By Kate Hill, Adviseable
Did you know that every capital city in the country now has a median house price with a “five” in front of it?
The lowest city median house prices are now Adelaide at about $543,000 and Darwin at about $545,000, with highest medians in Sydney at $1.18 million and Melbourne at $908,000, according to CoreLogic.
Even some regional areas have median house prices at or above this level, such as in part of New South Wales and Victoria.
The thing is, these figures were for the month of May, so, with strong property price growth continuing, it might not be too long before the median house price in every capital city is more than $600,000.
So, what does this mean for property investors?
Well, it means that the days of strategically purchasing a solid investment property for $400,000 or so are numbered.

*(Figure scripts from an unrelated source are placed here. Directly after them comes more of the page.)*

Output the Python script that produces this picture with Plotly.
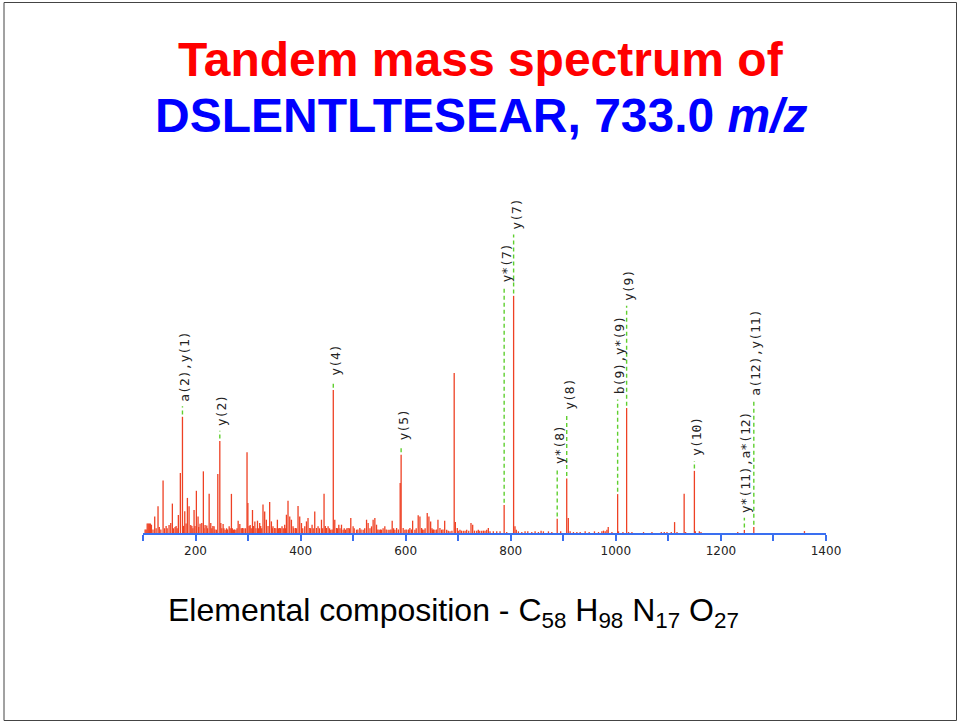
import plotly.graph_objects as go

# ---- annotated fragment ions (m/z, relative intensity, label) ----
ion_labels = ["a(2),y(1)", "y(2)", "y(4)", "y(5)", "y*(7)", "y(7)", "y*(8)", "y(8)",
              "b(9),y*(9)", "y(9)", "y(10)", "y*(11),a*(12)", "a(12),y(11)"]
ion_mz = [175.1, 246.2, 462.2, 591.3, 787.4, 805.4, 888.4, 906.5,
          1003.4, 1020.5, 1149.5, 1244.6, 1262.6]
ion_int = [49.0, 38.8, 60.3, 33.0, 11.8, 100.0, 6.0, 23.0,
           16.4, 52.7, 26.2, 1.3, 2.5]

# ---- other peaks in the spectrum ----
peak_mz = [
    104, 106, 108, 110, 112, 114, 116, 119, 122.3, 125, 128.6, 131, 134, 138.2, 141, 144, 146,
    149.6, 152.8, 155.9, 158, 161, 163, 165, 167.3, 171.1, 177, 179.5, 182, 184.5, 187.7,
    190.9, 193, 195, 197.2, 199, 201.6, 204.8, 206, 208.6, 211.9, 214.9, 216, 218.2, 221.4,
    223, 225.9, 229, 231, 233, 235.3, 237, 239.8, 242.4, 248.1, 250, 252.5, 254, 256.3, 259,
    261, 264, 266, 268.3, 270, 272.2, 274, 276.8, 279, 281.1, 284.3, 287, 289.3, 292, 295,
    298.0, 299.6, 302, 304, 306, 308.4, 310, 312.9, 315, 317.9, 320, 322.1, 324, 326, 328.4,
    331.6, 334.8, 338, 341.1, 344.4, 346, 347.4, 350.7, 353, 355.8, 358, 360.2, 362, 364.6,
    367, 369.7, 371, 373, 376, 379.3, 382.5, 385.6, 387, 390.1, 392, 395.1, 398.3, 401.6,
    404, 407.9, 411.1, 414.1, 417.4, 419, 421.8, 424, 426.9, 430.2, 433.2, 436, 439.7, 442,
    444.6, 447, 449.2, 452.3, 455, 457.4, 460, 465, 468.3, 470, 472.7, 475, 477.8, 480.9,
    483, 485.4, 488, 490.4, 493, 495.5, 499.9, 502, 506.4, 509, 512.7, 515, 519, 522, 525.5,
    528.5, 532, 535, 538, 541.3, 544.5, 547, 549.5, 552, 554, 557, 560.3, 563, 566.6, 569.9,
    572, 574.3, 577, 579.4, 582.7, 586, 589.5, 595.2, 598.5, 601, 604.8, 606, 608, 611,
    613.2, 617.5, 620, 623.8, 627.1, 630.3, 632, 634.7, 637, 641, 644.2, 647.5, 650, 651.3,
    653, 655.7, 659, 661.4, 665.2, 668.4, 671, 674.2, 678, 681, 684.3, 688, 692.3, 694.5,
    698.2, 700, 703.3, 706, 709.6, 713, 716.1, 720, 724.3, 727.5, 731, 735.2, 738.2, 741,
    744.7, 748, 751, 754.2, 757.3, 760.5, 766.8, 773.3, 779.6, 792.3, 808, 810.5, 814.5, 821,
    827.2, 832.4, 840, 846.3, 852.6, 857.7, 862.1, 871.7, 878.1, 895, 909.5, 913, 919.3,
    925.8, 932.1, 941.6, 949.2, 959.3, 967, 973.4, 976.5, 979.7, 983, 985.5, 992.5, 1005,
    1013.5, 1024.2, 1030.6, 1052.7, 1068.7, 1086.5, 1092.2, 1097.3, 1105.5, 1111.8, 1116.4,
    1130.0, 1132.8, 1151.3, 1158.9, 1162.1, 1232, 1359,
]
peak_int = [
    1.5, 1.5, 4.0, 4.0, 4.0, 4.0, 3.5, 1.5, 7.0, 2.0, 11.3, 2.5, 1.5, 22.1, 2.0, 3.0, 2.0,
    3.4, 4.2, 12.4, 2.0, 2.5, 3.0, 2.0, 7.6, 25.3, 3.0, 9.2, 4.0, 14.8, 11.3,
    3.4, 3.0, 2.0, 9.7, 3.0, 17.8, 7.0, 2.5, 3.9, 4.2, 26.0, 2.0, 3.4, 3.2,
    2.0, 16.5, 4.2, 2.0, 3.0, 2.8, 1.5, 1.4, 24.9, 4.2, 2.0, 3.8, 2.0, 1.4, 2.0,
    1.5, 2.8, 2.0, 16.5, 2.0, 1.4, 1.5, 1.4, 2.0, 5.2, 3.8, 2.0, 2.1, 2.0, 2.0,
    34.0, 12.7, 3.0, 3.4, 2.0, 9.7, 3.0, 4.9, 2.0, 5.2, 2.0, 4.2, 3.0, 2.0, 12.0,
    9.1, 5.6, 3.0, 13.1, 4.9, 2.0, 2.8, 2.1, 2.0, 5.6, 2.0, 2.1, 2.0, 2.8,
    2.0, 3.5, 2.0, 7.7, 13.6, 7.0, 5.6, 2.8, 2.0, 2.1, 2.0, 11.4, 7.0, 4.2,
    2.0, 2.8, 4.9, 6.3, 2.1, 2.0, 3.5, 2.0, 9.1, 2.1, 2.8, 2.0, 5.6, 2.0,
    16.5, 3.0, 2.1, 2.8, 2.0, 1.4, 1.5, 5.6, 2.1, 2.0, 3.5, 2.0, 3.5, 1.4,
    2.0, 1.4, 2.0, 2.1, 2.0, 6.3, 2.8, 2.0, 1.4, 1.5, 2.1, 1.5, 1.4, 2.0, 5.6,
    4.2, 2.0, 2.8, 5.6, 6.3, 3.5, 1.5, 1.4, 1.5, 1.4, 2.0, 2.8, 1.5, 1.4, 1.4,
    1.5, 5.2, 2.0, 1.4, 2.1, 1.5, 21.1, 2.1, 1.4, 1.5, 1.4, 1.5, 2.1, 1.5,
    5.2, 1.4, 2.0, 7.5, 7.0, 2.1, 1.5, 1.4, 2.0, 8.4, 7.0, 4.9, 2.0, 1.4,
    1.5, 1.4, 1.5, 5.6, 2.1, 1.4, 1.5, 5.2, 1.4, 1.0, 0.7, 1.0, 67.5, 4.6,
    2.1, 1.0, 1.4, 1.0, 1.0, 1.0, 1.4, 1.0, 4.2, 3.5, 1.0, 1.0, 1.4, 1.0,
    1.0, 1.0, 1.0, 1.4, 2.1, 0.7, 0.7, 0.7, 0.7, 0.4, 2.8, 1.4, 0.7, 0.4,
    0.7, 0.7, 0.4, 0.7, 0.4, 1.0, 0.7, 0.7, 0.4, 0.7, 6.3, 0.7, 0.4,
    0.4, 0.4, 0.7, 0.4, 0.7, 0.4, 0.7, 1.0, 0.7, 1.4, 2.5, 0.4, 0.7,
    0.4, 0.4, 0.4, 0.4, 0.4, 0.4, 0.4, 0.4, 0.4, 4.6, 0.4,
    16.6, 0.4, 0.7, 0.7, 0.4, 0.4, 0.8,
]

# height (intensity units) at which each ion label starts, staggered to avoid overlaps
label_base = [54.7, 44.3, 65.4, 38.0, 104.6, 127.1, 28.0, 51.2, 57.5, 97.0, 31.6, 7.6, 57.0]

major_ticks = list(range(200, 1401, 200))

# ---- layout geometry (pixels) ----
W, H = 960, 723
ML, MR, MT, MB = 143, 134, 201, 190
Y_MAX = 140


def paper_x(px):
    return (px - ML) / (W - ML - MR)


def paper_y(py):
    return (H - MB - py) / (H - MT - MB)


RED = "#ee4124"
GREEN = "#5fcf2f"
BLUE = "#3a6ff0"

all_mz = peak_mz + ion_mz
all_int = peak_int + ion_int
sx, sy = [], []
for m, v in zip(all_mz, all_int):
    sx += [m, m, None]
    sy += [0, v, None]

dx, dy = [], []
for m, v, b in zip(ion_mz, ion_int, label_base):
    dx += [m, m, None]
    dy += [v + 1.0, b - 1.2, None]

fig = go.Figure()
fig.add_trace(go.Scatter(x=sx, y=sy, mode="lines", line=dict(color=RED, width=1.3),
                         hoverinfo="skip", showlegend=False))
fig.add_trace(go.Scatter(x=dx, y=dy, mode="lines",
                         line=dict(color=GREEN, width=1.4, dash="4px,3px"),
                         hoverinfo="skip", showlegend=False, cliponaxis=False))

for lab, m, b in zip(ion_labels, ion_mz, label_base):
    fig.add_annotation(x=m, y=b, xref="x", yref="y", text=lab, textangle=-90,
                       showarrow=False, xanchor="center", yanchor="bottom", xshift=2,
                       font=dict(family="DejaVu Sans Mono", size=13, color="#222222"))

# title lines
fig.add_annotation(x=paper_x(481), y=paper_y(59), xref="paper", yref="paper",
                   text="<b>Tandem mass spectrum of</b>", showarrow=False,
                   xanchor="center", yanchor="middle",
                   font=dict(family="Liberation Sans", size=48, color="#ff0000"))
fig.add_annotation(x=paper_x(481), y=paper_y(115), xref="paper", yref="paper",
                   text="<b>DSLENTLTESEAR, 733.0 <i>m/z</i></b>", showarrow=False,
                   xanchor="center", yanchor="middle",
                   font=dict(family="Liberation Sans", size=48, color="#0000ff"))

# composition line
fig.add_annotation(x=paper_x(166), y=paper_y(612), xref="paper", yref="paper",
                   text="Elemental composition - C<sub>58</sub> H<sub>98</sub> "
                        "N<sub>17</sub> O<sub>27</sub>",
                   showarrow=False, xanchor="left", yanchor="middle",
                   font=dict(family="Liberation Sans", size=32, color="#000000"))

# slide frame
fig.add_shape(type="rect", xref="paper", yref="paper",
              x0=paper_x(4), x1=paper_x(956.5), y0=paper_y(720.5), y1=paper_y(2.5),
              line=dict(color="#444444", width=1), layer="above")

fig.update_layout(
    width=W, height=H,
    margin=dict(l=ML, r=MR, t=MT, b=MB, pad=0),
    paper_bgcolor="white", plot_bgcolor="white",
    xaxis=dict(range=[100, 1400], tickvals=major_ticks,
               ticks="outside", ticklen=6, tickwidth=2, tickcolor=BLUE,
               minor=dict(tick0=100, dtick=200, ticks="outside", ticklen=6,
                          tickwidth=2, tickcolor=BLUE, showgrid=False),
               showline=True, linecolor=BLUE, linewidth=2, showgrid=False,
               zeroline=False, fixedrange=True,
               tickfont=dict(family="DejaVu Sans", size=12, color="#222222")),
    yaxis=dict(range=[0, Y_MAX], visible=False, fixedrange=True),
    showlegend=False,
)

fig.write_html("out.html", config={"displayModeBar": False})
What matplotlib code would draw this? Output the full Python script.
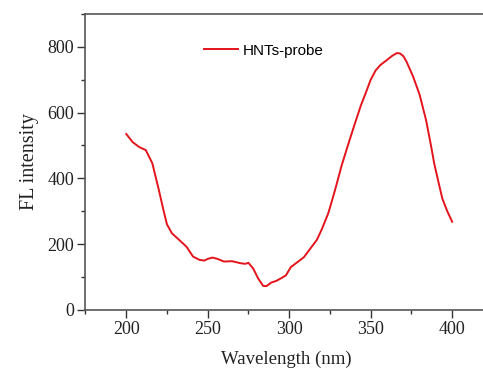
import numpy as np
import matplotlib.pyplot as plt
from matplotlib.ticker import MultipleLocator

# spectrum
wavelength = [200, 204, 208, 212, 216, 220, 223, 225, 228, 232, 237, 241, 245, 248,
              250, 253, 256, 260, 265, 270, 273, 275, 278, 281, 284, 286, 289, 292,
              295, 298, 301, 305, 309, 312, 317, 320, 324, 328, 332, 336, 340, 344,
              347, 350, 353, 356, 360, 363, 366, 368, 370, 372, 376, 380, 384, 387,
              389, 392, 394, 397, 400]
intensity = [535, 510, 495, 486, 446, 365, 300, 260, 233, 215, 192, 162, 152, 150,
             155, 159, 155, 147, 148, 142, 140, 143, 125, 95, 73, 72, 83, 88,
             96, 105, 130, 145, 160, 180, 213, 245, 294, 362, 436, 500, 562, 622,
             660, 700, 728, 745, 760, 772, 781, 780, 772, 755, 710, 655, 577, 500,
             445, 380, 338, 300, 268]

plt.rcParams['font.family'] = ['Liberation Serif', 'DejaVu Serif']

fig = plt.figure(figsize=(4.83, 3.68), dpi=100)
ax = fig.add_axes([0.177, 0.158, 0.83, 0.804])

ax.plot(wavelength, intensity, color='#e3141b', lw=1.4, label='HNTs-probe')

ax.set_xlim(175, 421)
ax.set_ylim(0, 900)
ax.xaxis.set_major_locator(MultipleLocator(50))
ax.xaxis.set_minor_locator(MultipleLocator(25))
ax.yaxis.set_major_locator(MultipleLocator(200))
ax.yaxis.set_minor_locator(MultipleLocator(100))
ax.tick_params(which='major', direction='out', length=6, width=1, pad=2, labelsize=13, colors='#333333')
ax.tick_params(which='minor', direction='out', length=3, width=1, colors='#333333')
ax.tick_params(labelcolor='#222222')
for s in ['left', 'bottom', 'top']:
    ax.spines[s].set_color('#555555')
    ax.spines[s].set_linewidth(1.2)
ax.spines['right'].set_visible(False)

ax.set_xlabel('Wavelength (nm)', fontsize=13.5, color='#222222', labelpad=9)
ax.set_ylabel('FL intensity', fontsize=14.5, color='#222222', labelpad=6)

ax.legend(loc='upper left', bbox_to_anchor=(0.262, 0.946), frameon=False,
          prop={'family': 'Liberation Sans', 'size': 11}, handlelength=2.2, handletextpad=0.3)

plt.savefig('out.png', dpi=100)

Indeed, they are probably gone already.
Mind over matter
Of course, history shows us that the path of property prices is up, so, investors have always had to increase their budgets as what is deemed “affordable” becomes more expensive.
One of the potential problems when this happens is that people with more conservative risk profiles can struggle to make peace with the new price benchmark.
For them, perhaps, buying an investment property that was priced about $400,000 seemed like a low-risk proposition.
A more affordable buy-in price meant lower mortgage repayments that were likely to be mostly offset by the rent that could be charged.
It also required a smaller deposit and/or equity drawdown to finance the property.
These days, though, I can really only think of one or two locations that investors may be able to purchase for $400,000 (and continue to sleep well at night) because of the sharp increase in property prices in most places.
Unfortunately, some people have remained stubbornly fixated on purchasing at lower price points, even when there are very slim pickings indeed.
Often, they are so enamoured by their “affordable” investment philosophy that they will simply look for areas where property prices are still at that level.
As you should understand by now, there are many reasons why a location may provide strategic property investment opportunities, with cheap property prices never being the only one of them.
What is concerning me at the moment is that the “fear of missing out” is causing bad decisions to be made by investors whose heads haven’t caught up with market reality.
The next minute, they have purchased in an inferior location, often in one-industry towns, where the only reason it was chosen was because property prices there fitted into their narrow bandwidth of supposed “affordability.”
Patience pays off
More experienced investors, or those who choose to work with experts, recognise that to purchase a property with the best chance of superior capital growth in the future they probably need to increase their budgets.
Not only have they made peace with $500,000 being the “new black” of property investment, but they are not concerned about financing it.
That’s because they have experienced a similar price uplift in their own home or portfolio, which provides more equity to use for the higher deposit.
Plus, if they don’t have access to enough equity, they are prepared to wait a little longer until they do, or until they have saved the required additional funds for the deposit.
They understand that patience will always pay better dividends than buying something just because it seems cheap in market conditions that are strongly rising.